Reformers now argue that investigators should have no role in displaying pictures of possible suspects to witnesses. Even well-meaning case officers might unintentionally sway a witness in subtle ways.

In Dallas, Pughes' new plan for witness identification mandated everything from how to choose photos, the questions to ask and, most importantly, who would be in the room with the witness. And it wouldn't be the case officers.

For the rank and file in Dallas and many other cities where such changes were proposed, it smacked of distrust.

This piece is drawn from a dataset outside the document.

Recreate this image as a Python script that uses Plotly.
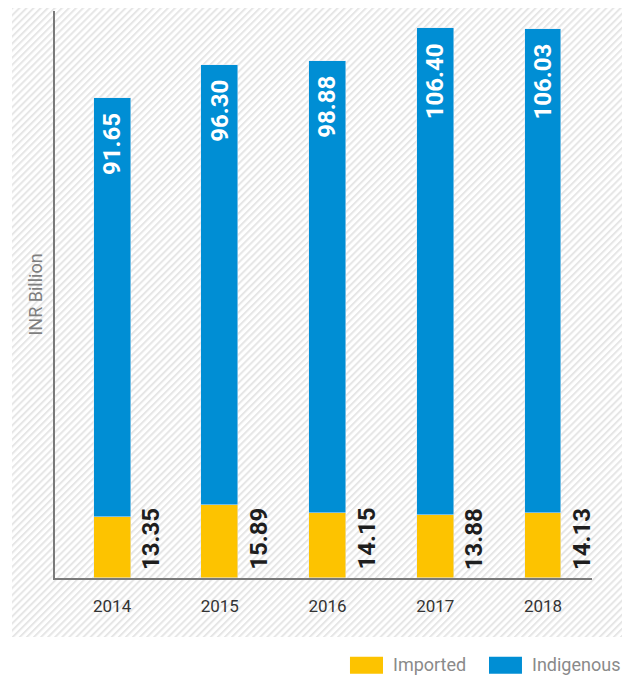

Pughes knew he would face belligerence when he walked into a training session in the spring of 2009. The officers were eager to defend their integrity and worried that his system would make it harder to get evidence.

As Pughes fired up his Powerpoint, Det. Steve L'Huillier interrupted from the front row. With nearly 30 years on the force, L'Huillier was insulted. "How dare you accuse us all of wrongdoing?" L'Huillier said. "If we had a few cases that resulted in wrongful convictions, that's a tragedy." Those were rare exceptions, he argued.

But police had no experience from an eyewitness perspective, Pughes told them. "Once you are able to sit in their chair, walk in their shoes for a minute, the officers came to the realization that picking someone out of a lineup is much more difficult than what you'd think on the outside looking in," he said.

State lawmakers saw wisdom in the new system too and proposed witness identification reform across Texas. A vigorous lobbying campaign by the Houston Police Union opposed it and the bill failed. But a similar measure succeeded two years later.

A survey last year by the Police Executive Research Forum found that more than two-thirds of police departments in the U.S. still don't take the most basic step to reduce errors in witness identification: requiring a person unfamiliar with the case to show the lineup. Brandon Garrett, a University of Virginia law professor and expert on wrongful convictions, has watched the opposition succeed time and again. "It's kind of remarkable how long it takes to make changes that really help the police," he said.

Kunkle retired in 2010, and this fall Watkins lost a contentious bid for reelection. But their work left an indelible mark, including on Dallas homicide detective Scott Sayers, who had opposed the ID changes. Sayers, who joined the force in 1995, was convinced that killers would get away with their crimes. "In the end, I think that was false," Sayers says now, adding that the system also better protects officers from court challenges.